Meyer agreed the mess that has enveloped Marion, he said, is not about Kari Newell. It’s the stuff of small town politics, including tension with the watchdog paper, that stretches back years.

He described a complicated stew of city leader actions – past and present, competent and not – of Gideon Cody, whom his reporters were investigating, along with the bad blood among City Council members with animosities that are personal, professional, petty and otherwise.

Into that morass stepped Newell, Meyer said, with her identify theft complaint, handing the police chief and others a convenient excuse to dig into the paper.

“I’ve said this could be a movie,” Meyer said, “but it would be too long and nobody would believe it.”

He went on.

“If the lightning rod attaches to her,” Meyer said of Newell, “everybody escapes.”
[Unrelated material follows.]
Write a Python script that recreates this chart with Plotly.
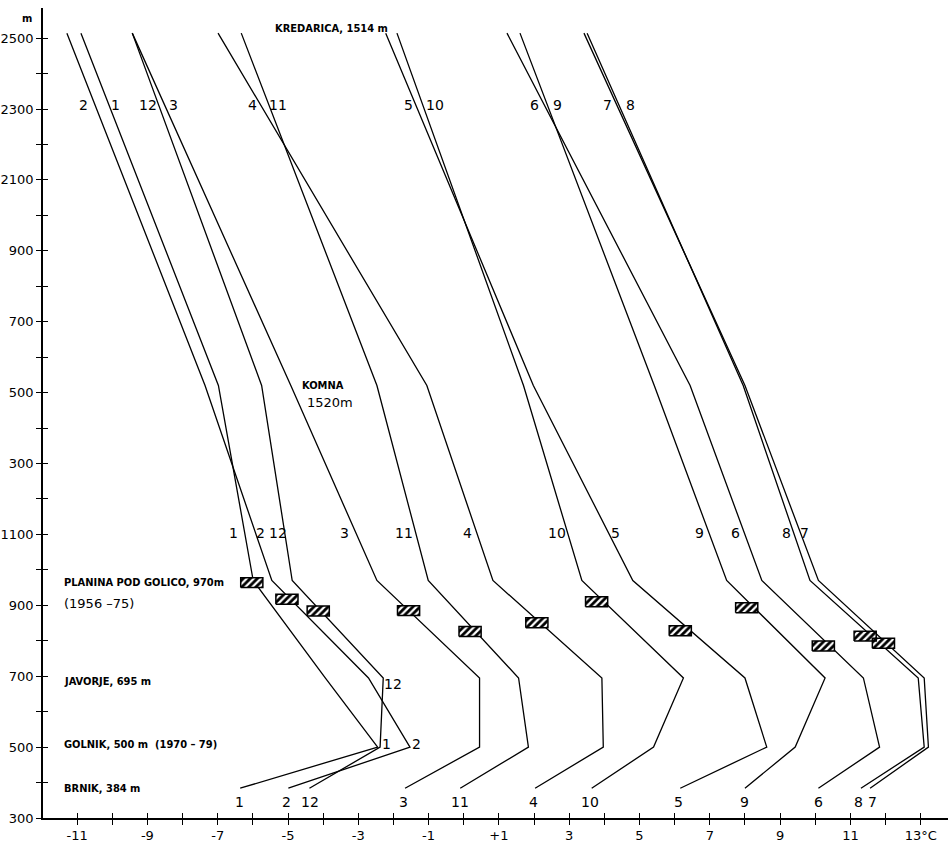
import plotly.graph_objects as go

# ---------------- data ----------------
months = [1, 2, 3, 4, 5, 6, 7, 8, 9, 10, 11, 12]
station_alt = [384, 500, 695, 970, 1520, 2514]  # Brnik, Golnik, Javorje, Planina, Komna, Kredarica

t_m1 = [-6.36, -2.45, -3.94, -5.99, -6.98, -10.89]
t_m2 = [-4.99, -1.53, -2.71, -5.46, -7.36, -11.29]
t_m3 = [-1.67, 0.45, 0.45, -2.47, -4.92, -9.43]
t_m4 = [2.03, 3.97, 3.93, 0.83, -1.05, -6.99]
t_m5 = [6.16, 8.62, 8.00, 4.81, 1.98, -2.22]
t_m6 = [10.09, 11.83, 11.37, 8.48, 6.44, 1.23]
t_m7 = [11.56, 13.22, 13.10, 10.09, 8.00, 3.42]
t_m8 = [11.30, 13.10, 12.93, 9.85, 7.95, 3.51]
t_m9 = [8.00, 9.43, 10.28, 7.48, 5.42, 1.60]
t_m10 = [3.64, 5.40, 6.25, 3.36, 1.70, -1.90]
t_m11 = [-0.10, 1.84, 1.56, -1.01, -2.47, -6.33]
t_m12 = [-4.39, -2.38, -2.29, -4.88, -5.75, -9.43]
month_temps = [t_m1, t_m2, t_m3, t_m4, t_m5, t_m6, t_m7, t_m8, t_m9, t_m10, t_m11, t_m12]

# Planina pod Golico (1956-75) markers
planina_t = [-6.03, -5.03, -1.57, 2.08, 6.16, 10.23, 11.94, 11.42, 8.05, 3.78, 0.18, -4.14]
planina_alt = [964, 917, 885, 851, 828, 785, 793, 813, 893, 910, 826, 884]

# month label positions
top_lab_t = [-9.92, -10.83, -8.27, -6.02, -1.58, 2.00, 4.08, 4.73, 2.66, -0.81, -5.28, -8.98]
top_lab_alt = 2310
mid_lab_t = [-6.56, -5.79, -3.38, 0.10, 4.31, 7.72, 9.68, 9.17, 6.72, 2.66, -1.70, -5.28]
mid_lab_alt = 1105
bot_lab_t = [-6.38, -5.05, -1.72, 1.98, 6.11, 10.09, 11.63, 11.23, 7.98, 3.59, -0.10, -4.37]
bot_lab_alt = 345
extra_lab_text = ["12", "1", "2"]
extra_lab_t = [-2.01, -2.19, -1.34]
extra_lab_alt = [678, 510, 510]

station_text = ["KREDARICA, 1514 m", "KOMNA", "1520m", "PLANINA POD GOLICO, 970m", "(1956 –75)",
                "JAVORJE, 695 m", "GOLNIK, 500 m  (1970 – 79)", "BRNIK, 384 m"]
station_text_t = [-5.42, -4.66, -4.51, -11.43, -11.43, -11.43, -11.43, -11.43]
station_text_alt = [2528, 1521, 1471, 963, 906, 686, 506, 382]
station_text_bold = [True, True, False, True, False, True, True, True]

y_tick_vals = [300, 500, 700, 900, 1100, 1300, 1500, 1700, 1900, 2100, 2300, 2500]
y_tick_text = ["300", "500", "700", "900", "1100", "300", "500", "700", "900", "2100", "2300", "2500"]
x_tick_vals = [-11, -9, -7, -5, -3, -1, 1, 3, 5, 7, 9, 11, 13]
x_tick_text = ["-11", "-9", "-7", "-5", "-3", "-1", "+1", "3", "5", "7", "9", "11", "13°C"]

# ---------------- figure ----------------
W, H = 950, 848
ML, MR, MT, MB = 43, 2, 8, 30
px_per_deg = 35.15
px_per_m = 0.3545
x0 = -11.97
x_range = [x0, x0 + (W - ML - MR) / px_per_deg]
y_range = [300, 300 + (H - MT - MB) / px_per_m]

NUM_FONT = "DejaVu Sans, Liberation Sans, Arial, sans-serif"
COND_FONT = "DejaVu Sans Condensed, Liberation Sans Narrow, Arial Narrow, sans-serif"

fig = go.Figure()

for m, temps in zip(months, month_temps):
    fig.add_trace(go.Scatter(x=temps, y=station_alt, mode="lines",
                             line=dict(color="black", width=1.3),
                             name=str(m), showlegend=False, hoverinfo="skip"))

# hatched rectangles
rw, rh = 0.63, 28
rx, ry = [], []
for t, a in zip(planina_t, planina_alt):
    rx += [t - rw / 2, t + rw / 2, t + rw / 2, t - rw / 2, t - rw / 2, None]
    ry += [a - rh / 2, a - rh / 2, a + rh / 2, a + rh / 2, a - rh / 2, None]
fig.add_trace(go.Scatter(x=rx, y=ry, mode="lines", fill="toself",
                         fillcolor="white",
                         fillpattern=dict(shape="/", fgcolor="black", bgcolor="white",
                                          size=5, solidity=0.55, fgopacity=1),
                         line=dict(color="black", width=1.5),
                         showlegend=False, hoverinfo="skip"))

# dummy trace for overlay axes (inner tick halves)
fig.add_trace(go.Scatter(x=[x_range[0]], y=[y_range[0]], xaxis="x2", yaxis="y2",
                         mode="markers", marker=dict(opacity=0), showlegend=False,
                         hoverinfo="skip"))

ann = []
def add_label(text, x, y, size=14, xanchor="center", family=NUM_FONT, bold=False):
    ann.append(dict(x=x, y=y, xref="x", yref="y", text=("<b>%s</b>" % text) if bold else text,
                    showarrow=False, xanchor=xanchor, yanchor="middle",
                    font=dict(family=family, size=size, color="black")))

for m, t in zip(months, top_lab_t):
    add_label(str(m), t, top_lab_alt)
for m, t in zip(months, mid_lab_t):
    add_label(str(m), t, mid_lab_alt)
for m, t in zip(months, bot_lab_t):
    add_label(str(m), t, bot_lab_alt)
for s, t, a in zip(extra_lab_text, extra_lab_t, extra_lab_alt):
    add_label(s, t, a)
for s, t, a, b in zip(station_text, station_text_t, station_text_alt, station_text_bold):
    add_label(s, t, a, size=11 if b else 13, xanchor="left",
              family=COND_FONT if b else NUM_FONT, bold=b)
# unit label on y axis
ann.append(dict(x=-0.018, y=0.998, xref="paper", yref="paper", text="<b>m</b>", showarrow=False,
                xanchor="center", yanchor="top", font=dict(family=COND_FONT, size=11, color="black")))

axis_common = dict(showgrid=False, zeroline=False, linecolor="black", linewidth=1.5,
                   tickcolor="black", tickwidth=1.2)

fig.update_layout(
    width=W, height=H,
    margin=dict(l=ML, r=MR, t=MT, b=MB),
    paper_bgcolor="white", plot_bgcolor="white",
    showlegend=False,
    annotations=ann,
    xaxis=dict(range=x_range, tickmode="array", tickvals=x_tick_vals, ticktext=x_tick_text,
               ticks="outside", ticklen=5, showline=True, automargin=False,
               tickfont=dict(family=NUM_FONT, size=13, color="black"),
               minor=dict(tickmode="linear", tick0=-10, dtick=2, ticks="outside", ticklen=5,
                          tickcolor="black", tickwidth=1.2),
               **axis_common),
    yaxis=dict(range=y_range, tickmode="array", tickvals=y_tick_vals, ticktext=y_tick_text,
               ticks="outside", ticklen=5, showline=True, automargin=False,
               tickfont=dict(family=NUM_FONT, size=13, color="black"),
               minor=dict(tickmode="linear", tick0=400, dtick=200, ticks="outside", ticklen=5,
                          tickcolor="black", tickwidth=1.2),
               **axis_common),
    xaxis2=dict(range=x_range, overlaying="x", anchor="y2", side="bottom",
                tickmode="linear", tick0=-11, dtick=1, ticks="inside", ticklen=5,
                showticklabels=False, showline=False, showgrid=False, zeroline=False,
                tickcolor="black", tickwidth=1.2),
    yaxis2=dict(range=y_range, overlaying="y", anchor="x2", side="left",
                tickmode="linear", tick0=300, dtick=100, ticks="inside", ticklen=5,
                showticklabels=False, showline=False, showgrid=False, zeroline=False,
                tickcolor="black", tickwidth=1.2),
)

# remove the browser's default page margin so the 950x848 figure fills the window exactly
fig.write_html("out.html",
               config={"displayModeBar": False},
               post_script="document.body.style.margin='0';document.body.style.padding='0';"
                           "document.documentElement.style.overflow='hidden';")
If anyone should draw heat, he said, “it’s got to go to the mayor, and the police chief. The county attorney has some culpability here. And that magistrate judge. She was a safeguard. The county attorney was a safeguard.”

Back at Kari’s Kitchen, Newell served cold drinks on a 100-degree day like it was any other. That evening, she mingled with her restaurant’s guests.

“I support her any way, any how,” said a resident. “Things are not going to scare her off. She’s too tough.”